BEIJING — Fearing a deepening downturn, China's government is using its muscle to prop up the nation's economy. It's encouraging banks to lend. It's investing billions in infrastructure. It's stockpiling key raw materials. And it's placing restrictions on purchases of foreign goods.
Those measures have helped keep China growing faster than any other major country. Its economy is projected to expand by 7.2% this year, according to a recent World Bank estimate.
But China's efforts to keep its citizens employed and avoid social upheaval are raising tensions with its trading partners and reinforcing its dependence on exports.
This week the U.S. and Europe lodged a complaint with the World Trade Organization accusing China of restricting exports of zinc, coke and other raw materials needed to manufacture steel. The Chinese are protecting domestic manufacturers, competitors said, by allowing them to get first crack at the much-needed raw materials at bargain prices.

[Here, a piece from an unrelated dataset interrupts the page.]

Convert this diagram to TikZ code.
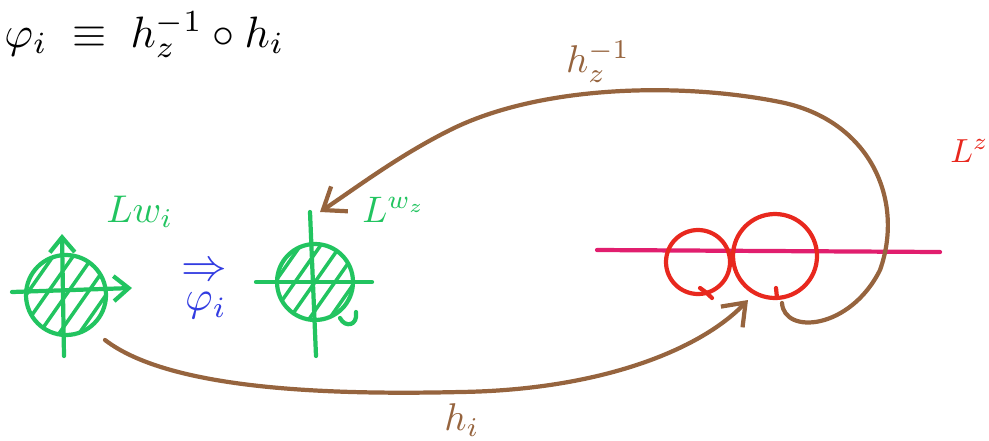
\documentclass[tikz,border=0pt]{standalone}
\usepackage{graphicx}
\usepackage{amsmath,amssymb}
\usetikzlibrary{arrows.meta,calc}
\definecolor{hgreen}{RGB}{34,196,96}
\definecolor{hbrown}{RGB}{150,100,62}
\definecolor{hred}{RGB}{232,40,30}
\definecolor{hmag}{RGB}{225,30,110}
\definecolor{hblue}{RGB}{50,60,225}
\tikzset{
  ink/.style={line width=2.4pt, line cap=round, line join=round},
  gink/.style={ink, draw=hgreen},
  bink/.style={ink, draw=hbrown},
  rink/.style={ink, draw=hred},
  barb/.style={-{Straight Barb[length=4mm,width=6mm,line width=2.4pt]}},
  lbl/.style={inner sep=0pt},
}
\begin{document}
\begin{tikzpicture}[x=0.02cm,y=-0.02cm]
\useasboundingbox (0,0) rectangle (989,440);
% top formula
\node[lbl, anchor=base west] (formula) at (4,47) {\scalebox{2.5}{$\varphi_i \;\equiv\; h_z^{-1}\circ h_i$}};
% named places
\coordinate (w1) at (66,295);
\coordinate (w2) at (315,282);
\coordinate (s1) at (698,262);
\coordinate (s2) at (775,256);
\coordinate (lineL) at (597,250);
\coordinate (lineR) at (940,252);
\coordinate (loopstart) at (782,303);
\coordinate (tipw2) at (320,212);
\coordinate (bstart) at (105,340);
\coordinate (tips) at (748,300);
% green circle 1
\begin{scope}
  \clip (w1) circle (40);
  \foreach \d in {-60,-40,...,60}
    \draw[gink, line width=2pt] ($(w1)+(\d,0)+(-35,50)$) -- ($(w1)+(\d,0)+(35,-50)$);
\end{scope}
\draw[gink] (w1) circle (40);
\draw[gink, -{Straight Barb[length=3mm,width=5mm,line width=2.4pt]}] (12,292) -- (132,288);
\draw[gink, -{Straight Barb[length=3mm,width=5mm,line width=2.4pt]}] (64,356) -- (62,234);
\node[lbl, text=hgreen, anchor=base west] (lw1) at (106,222) {\scalebox{2.2}{$Lw_i$}};
% blue map
\node[lbl, text=hblue] (imp) at (204,272) {\scalebox{2.6}{$\Rightarrow$}};
\node[lbl, text=hblue] (phi) at (206,306) {\scalebox{2.4}{$\varphi_i$}};
% green circle 2
\begin{scope}
  \clip (w2) circle (38);
  \foreach \d in {-60,-40,...,60}
    \draw[gink, line width=2pt] ($(w2)+(\d,0)+(-35,50)$) -- ($(w2)+(\d,0)+(35,-50)$);
\end{scope}
\draw[gink] (w2) circle (38);
\draw[gink] (256,282) -- (372,282);
\draw[gink] (310,212) -- (316,356);
\draw[gink] (340,318) .. controls (345,328) and (358,326) .. (356,312);
\node[lbl, text=hgreen, anchor=base west] (lw2) at (362,222) {\scalebox{2.1}{$L^{w_z}$}};
% red knot picture
\draw[ink, draw=hmag] (lineL) -- (lineR);
\draw[rink] (s1) circle (32);
\draw[rink] (s2) circle (42);
\draw[rink] (700,288) .. controls (706,292) and (710,296) .. (712,298);
\draw[rink] (776,288) -- (777,298);
\node[lbl, text=hred, anchor=base west] (lz) at (950,162) {\scalebox{1.9}{$L^z$}};
% brown arcs
\draw[bink, barb] (loopstart) .. controls (784,335) and (850,330) .. (880,270)
   .. controls (905,200) and (870,120) .. (780,102)
   .. controls (680,82) and (540,85) .. (450,130)
   .. controls (400,155) and (360,185) .. (tipw2);
\node[lbl, text=hbrown] (hz) at (598,62) {\scalebox{2.2}{$h_z^{-1}$}};
\draw[bink, barb] (bstart) .. controls (170,390) and (330,395) .. (460,392)
   .. controls (600,390) and (700,350) .. (tips);
\node[lbl, text=hbrown] (hi) at (462,420) {\scalebox{2.2}{$h_i$}};
\end{tikzpicture}
\end{document}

China has rejected the complaints, saying limits on raw-materials exports were put in place to protect its resources and the environment. It also fired back through the WTO by challenging a U.S. ban on Chinese poultry.
Western nations are encouraging China to help balance international trade by using the lull in global demand to spur more domestic consumption and to create more jobs in services.

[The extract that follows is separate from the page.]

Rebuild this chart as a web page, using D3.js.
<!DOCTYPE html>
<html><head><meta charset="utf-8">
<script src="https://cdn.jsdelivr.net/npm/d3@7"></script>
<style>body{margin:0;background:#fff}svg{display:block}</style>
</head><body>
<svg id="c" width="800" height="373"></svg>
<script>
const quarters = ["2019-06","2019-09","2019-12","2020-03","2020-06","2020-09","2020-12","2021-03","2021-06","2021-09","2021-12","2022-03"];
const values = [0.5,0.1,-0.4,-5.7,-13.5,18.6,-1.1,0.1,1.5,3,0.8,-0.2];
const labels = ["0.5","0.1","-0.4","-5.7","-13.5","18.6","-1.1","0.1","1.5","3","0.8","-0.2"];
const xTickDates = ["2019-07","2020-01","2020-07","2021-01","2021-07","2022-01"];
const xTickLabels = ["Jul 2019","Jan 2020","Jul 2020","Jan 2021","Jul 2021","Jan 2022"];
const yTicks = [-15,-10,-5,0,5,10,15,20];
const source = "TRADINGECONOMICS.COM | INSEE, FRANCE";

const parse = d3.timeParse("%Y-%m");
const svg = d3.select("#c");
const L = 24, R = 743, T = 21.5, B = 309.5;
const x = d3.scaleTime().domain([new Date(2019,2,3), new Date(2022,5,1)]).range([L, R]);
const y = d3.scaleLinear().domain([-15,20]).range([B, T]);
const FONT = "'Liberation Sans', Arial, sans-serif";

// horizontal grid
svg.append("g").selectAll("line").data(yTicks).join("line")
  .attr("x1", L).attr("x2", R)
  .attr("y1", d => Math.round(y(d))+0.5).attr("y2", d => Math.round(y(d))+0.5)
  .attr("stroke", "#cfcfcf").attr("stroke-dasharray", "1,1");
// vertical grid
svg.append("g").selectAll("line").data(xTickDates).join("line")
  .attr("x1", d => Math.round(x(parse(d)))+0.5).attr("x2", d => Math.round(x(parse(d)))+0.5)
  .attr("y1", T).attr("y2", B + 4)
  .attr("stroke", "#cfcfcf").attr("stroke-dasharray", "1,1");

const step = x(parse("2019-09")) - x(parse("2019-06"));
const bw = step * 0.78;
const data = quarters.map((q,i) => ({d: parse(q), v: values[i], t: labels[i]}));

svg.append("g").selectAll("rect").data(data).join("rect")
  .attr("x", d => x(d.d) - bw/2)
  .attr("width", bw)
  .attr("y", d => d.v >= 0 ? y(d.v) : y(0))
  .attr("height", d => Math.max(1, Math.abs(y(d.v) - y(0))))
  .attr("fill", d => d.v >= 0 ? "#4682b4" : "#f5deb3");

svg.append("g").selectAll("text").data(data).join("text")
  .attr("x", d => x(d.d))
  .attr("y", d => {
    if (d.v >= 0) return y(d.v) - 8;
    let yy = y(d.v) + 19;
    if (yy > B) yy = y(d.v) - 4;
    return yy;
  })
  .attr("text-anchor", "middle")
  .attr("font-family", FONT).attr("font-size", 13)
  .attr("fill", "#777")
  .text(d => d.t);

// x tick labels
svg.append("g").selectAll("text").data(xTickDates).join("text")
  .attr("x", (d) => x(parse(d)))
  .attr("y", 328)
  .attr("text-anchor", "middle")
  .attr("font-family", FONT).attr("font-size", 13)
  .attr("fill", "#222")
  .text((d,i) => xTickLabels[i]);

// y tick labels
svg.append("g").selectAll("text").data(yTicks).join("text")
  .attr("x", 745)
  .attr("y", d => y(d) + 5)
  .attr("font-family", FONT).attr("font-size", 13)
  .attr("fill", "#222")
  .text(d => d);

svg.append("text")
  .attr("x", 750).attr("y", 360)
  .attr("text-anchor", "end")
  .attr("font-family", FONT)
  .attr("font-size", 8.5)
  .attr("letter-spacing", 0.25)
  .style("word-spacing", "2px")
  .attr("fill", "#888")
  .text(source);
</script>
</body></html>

China's exports fell 26.4% in May from a year earlier -- a sharper decline than the 22.6% drop in April. Foreign direct investment, another engine traditionally tied to China's growth, fell 17.8% in May from a year earlier, marking the eighth consecutive month of declines.
But weaning China from its reliance on exports won't be easy. The central government has staked its legitimacy on spreading prosperity, and the manufacturing sector employs tens of millions of workers.
To keep the sector humming, China has raised tax rebates for exports seven times since last August on thousands of items including shoes, toys and sewing machines. Export duties will soon be eliminated on some grains and steel wire, and nonferrous metals will have their duties halved.
China clearly intends to retain its status as the world's factory floor. It's using the downturn to strengthen its industrial competitiveness.
On Wednesday, Chinese oil giant Sinopec announced a $7.2-billion takeover bid for Canadian oil and gas exploration company Addax Petroleum Corp. It has locked up oil deals with Russia and Iran and pursued mineral interests as well.